Une étincelle a mis le feu à la plaine : l’assassinat du jeune Mohamed Guermah dans les locaux de la Gendarmerie de Beni-Douala était un assassinat de trop ; les divisions du peuple, alimentées par les faux débats entre éradicateurs et réconciliateurs, pro et anti-islamistes, francophones et arabophones, et les dernières tentatives pour ethniciser les revendications berbères n’ont plus suffi pour maintenir la chape de plomb sur les aspirations populaires. La volonté de manifester son opinion contre la « hogra » du « pouvoir assassin » (ce mépris de caste, mère de toutes les injustices) a été la plus forte.
La liberté retrouvée de manifester et de s ‘organiser, le peuple algérien au cours de ce printemps sanglant, la doit pour partie au combat difficile mené par une presse résistante qui refuse d’être aux ordres. Malgré toutes les manigances (procès, intimidations, difficultés d’accès au papier, aux imprimeries), le pouvoir n’a pas réussi à l’étouffer. Il tente aujourd’hui, au moment même où le peuple se lève, de la bâillonner, d’organiser la banqueroute des titres indépendants. Cette conjonction entre liberté de presse et d’opinion n’est pas anodine.
Soutenir la liberté d’opinion et de manifestation et marquer notre solidarité vis-à-vis de la liberté de la presse font partie du même combat pour faire advenir un autre monde.

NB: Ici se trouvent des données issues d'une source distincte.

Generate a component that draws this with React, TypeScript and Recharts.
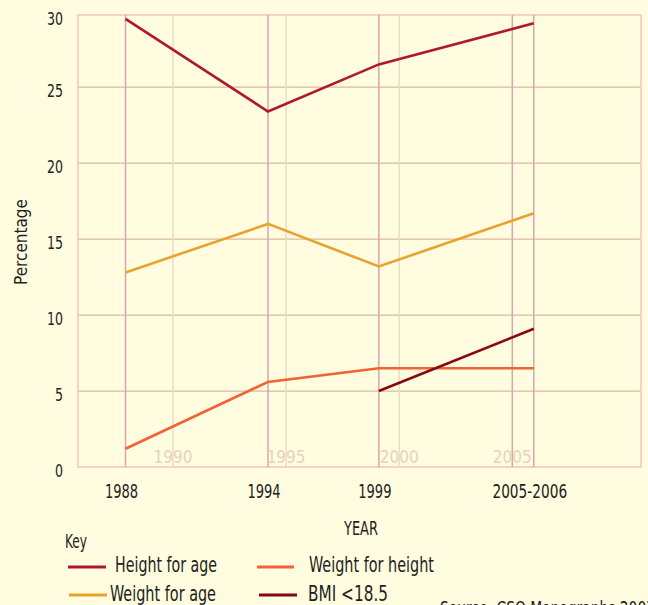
import { LineChart, Line, XAxis, YAxis, CartesianGrid, ReferenceLine, ReferenceArea } from "recharts"

const FONT = '"Liberation Sans Narrow", "DejaVu Sans Condensed", Roboto, sans-serif'
const INK = "#231f20"
const BG = "#fffce0"
const MAUVE = "#d9a5ad"
const GUIDE = "#ecdcc4"
const GRID = "#d9bb9c"
const FRAME = "#f6c5b4"

// survey periods and where each sits on the year scale
const periods = ["1988", "1994", "1999", "2005-2006"]
const periodPos = [1987.9, 1994.2, 1999.1, 2005.95]

// % of children
const heightForAge = [29.5, 23.4, 26.5, 29.2]
const weightForAge = [12.8, 16.0, 13.2, 16.7]
const weightForHeight = [1.2, 5.6, 6.5, 6.5]
const bmiUnder185 = [null, null, 5.0, 9.1]

const guideYears = [1990, 1995, 2000, 2005]
const yTicks = [0, 5, 10, 15, 20, 25, 29.75]
const gridValues = [5, 10, 15, 20, 25]

const series = [
  { key: "heightForAge", label: "Height for age", color: "#b0192c" },
  { key: "weightForAge", label: "Weight for age", color: "#e9a22d" },
  { key: "weightForHeight", label: "Weight for height", color: "#f26233" },
  { key: "bmi", label: "BMI <18.5", color: "#870812" },
]

const data = periods.map((p, i) => ({
  period: p,
  pos: periodPos[i],
  heightForAge: heightForAge[i],
  weightForAge: weightForAge[i],
  weightForHeight: weightForHeight[i],
  bmi: bmiUnder185[i],
}))

function YTick({ x, y, payload }: any) {
  const s = String(Math.round(payload.value))
  return (
    <text
      x={x}
      y={y + 5}
      textAnchor="end"
      dominantBaseline="middle"
      fontFamily={FONT}
      fontSize={18}
      fill={INK}
      textLength={s.length * 8}
      lengthAdjust="spacingAndGlyphs"
    >
      {s}
    </text>
  )
}

function XTick({ x, y, payload }: any) {
  const s = periods[periodPos.indexOf(payload.value)]
  return (
    <text
      x={x - 4}
      y={y + 25}
      textAnchor="middle"
      dominantBaseline="middle"
      fontFamily={FONT}
      fontSize={19}
      fill={INK}
      textLength={s.length * 8.3}
      lengthAdjust="spacingAndGlyphs"
    >
      {s}
    </text>
  )
}

function Overlay() {
  const t = { fontFamily: FONT, fill: INK, lengthAdjust: "spacingAndGlyphs" as const }
  return (
    <svg width={648} height={605} style={{ position: "absolute", left: 0, top: 0, pointerEvents: "none" }}>
      <text {...t} x={22} y={242} fontSize={17} textAnchor="middle" dominantBaseline="middle" transform="rotate(-90 22 242)">
        Percentage
      </text>
      <text {...t} x={344} y={535} fontSize={20} textLength={34}>YEAR</text>
      <text {...t} x={65} y={548} fontSize={20} textLength={22}>Key</text>

      <line x1={68} x2={106} y1={567} y2={567} stroke={series[0].color} strokeWidth={3} />
      <text {...t} x={115} y={572} fontSize={22} textLength={102}>Height for age</text>
      <line x1={69} x2={107} y1={595} y2={595} stroke={series[1].color} strokeWidth={3} />
      <text {...t} x={110} y={601} fontSize={22} textLength={106}>Weight for age</text>

      <line x1={257} x2={294} y1={567} y2={567} stroke={series[2].color} strokeWidth={3} />
      <text {...t} x={309} y={572} fontSize={22} textLength={125}>Weight for height</text>
      <line x1={259} x2={297} y1={595} y2={595} stroke={series[3].color} strokeWidth={3} />
      <text {...t} x={308} y={601} fontSize={22} textLength={80}>BMI &lt;18.5</text>

      <text {...t} x={440} y={615} fontSize={20} textLength={215}>Source: CSO Monographs 2007</text>
    </svg>
  )
}

export default function App() {
  return (
    <div style={{ position: "fixed", left: 0, top: 0, width: 648, height: 605, background: BG, overflow: "hidden" }}>
      <LineChart width={648} height={605} data={data} margin={{ top: 15, right: 7, bottom: 108, left: 0 }}>
        <CartesianGrid stroke={GRID} strokeWidth={1.2} vertical={false} horizontalValues={gridValues} />
        <XAxis
          type="number"
          dataKey="pos"
          domain={[1985.8, 2010.69]}
          ticks={periodPos}
          tick={<XTick />}
          tickSize={0}
          tickMargin={0}
          axisLine={false}
          tickLine={false}
          height={30}
          allowDataOverflow
        />
        <YAxis
          type="number"
          domain={[0, 29.75]}
          ticks={yTicks}
          tick={<YTick />}
          tickSize={0}
          tickMargin={15}
          axisLine={false}
          tickLine={false}
          width={78}
          allowDataOverflow
        />
        <ReferenceArea x1={1985.8} x2={2010.69} y1={0} y2={29.75} fill="none" stroke={FRAME} strokeWidth={1.5} />
        {guideYears.map((yr) => (
          <ReferenceLine
            key={yr}
            x={yr}
            stroke={yr === 2005 ? MAUVE : GUIDE}
            strokeWidth={1.5}
            label={{ value: String(yr), position: "insideBottom", offset: 4, fill: "#e6d3bd", fontSize: 17, fontFamily: FONT }}
          />
        ))}
        {periodPos.map((p) => (
          <ReferenceLine key={p} x={p} stroke={MAUVE} strokeWidth={1.5} />
        ))}
        {series.map((s) => (
          <Line
            key={s.key}
            dataKey={s.key}
            stroke={s.color}
            strokeWidth={2.6}
            dot={false}
            activeDot={false}
            isAnimationActive={false}
          />
        ))}
      </LineChart>
      <Overlay />
    </div>
  )
}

« Boutef » et sa clique entendent mettre en place un arsenal
répressif en instaurant l’autocensure. Ils prévoient des
peines d’emprisonnement de 2 mois à 2 ans assorties de lourdes amendes
contre les publications de toute nature qui porteraient « outrage
qui à l’armée, qui aux représentants de l’ordre public,
qui au Président de la République. Déjà adoptées
par les députés dont la seule liberté est celle d’avoir
le petit doigt sur la couture du pantalon, ces lois scélérates
en discussion visent à organiser un harcèlement judiciaire
meurtrier pour les libertés.
Elles tentent d’asphyxier la voix des journalistes, de titres comme
« Liberté » » qui tirent à 150 000 exemplaires
dans lequel Dilem, ce caricaturiste adulé par la jeunesse, exerce
son talent en brocardant la nomenklatura algérienne qui ne le supporte
plus. Irrévérencieux, insolent, drôle, à l’humour
caustique et dévastateur, Dilem est le symbole du courage de toute
la jeunesse déshéritée d’Algérie. Qu’il ose
représenter le chef de l’Etat, « Boutef » en nain aux
oreilles d’âne, en schtroumpf avec des couettes, les hommes politiques,
les religieux, les généraux en impuissants pleutres et véreux,
c’en est trop pour le pouvoir. Mais, pour toute une génération
, c’est une bouffée d’oxygène chaque jour.
Résister au Nord, dans les pays occidentaux, à la
dictature étouffante des marchés qui précarise les
journalistes, réduisant nombre d’entre eux au rôle de pisse-copie
sur commandes, afin de rédiger des articles
de complaisance (2), s’opposer à la vampirisation des consciences
par la commercialisation médiatique qui « ruisselle de bons
sentiments » pour «
nous faire tout digérer » (3) en mettant en scène
l’insignifiance du spectacle du monde, en le transformant en un objet virtuel
de pur divertissement incapable d’interpeller les consciences des citoyens,
participent du même combat que celui de s’opposer dans les pays du
Sud, où la dictature larvée ou explicite rime avec toutes
les censures.
Gérard Deneux.
(1) « Le matin
» quotidien algérien cité par Le Monde
(2) voir «
le journalisme et l’économie » Actes de la Recherche en sciences
sociales n° 131-132
(3) citations
de Serge Halimi « Manière de voir » n° 57 – «
La culture, les élites et le peuple ».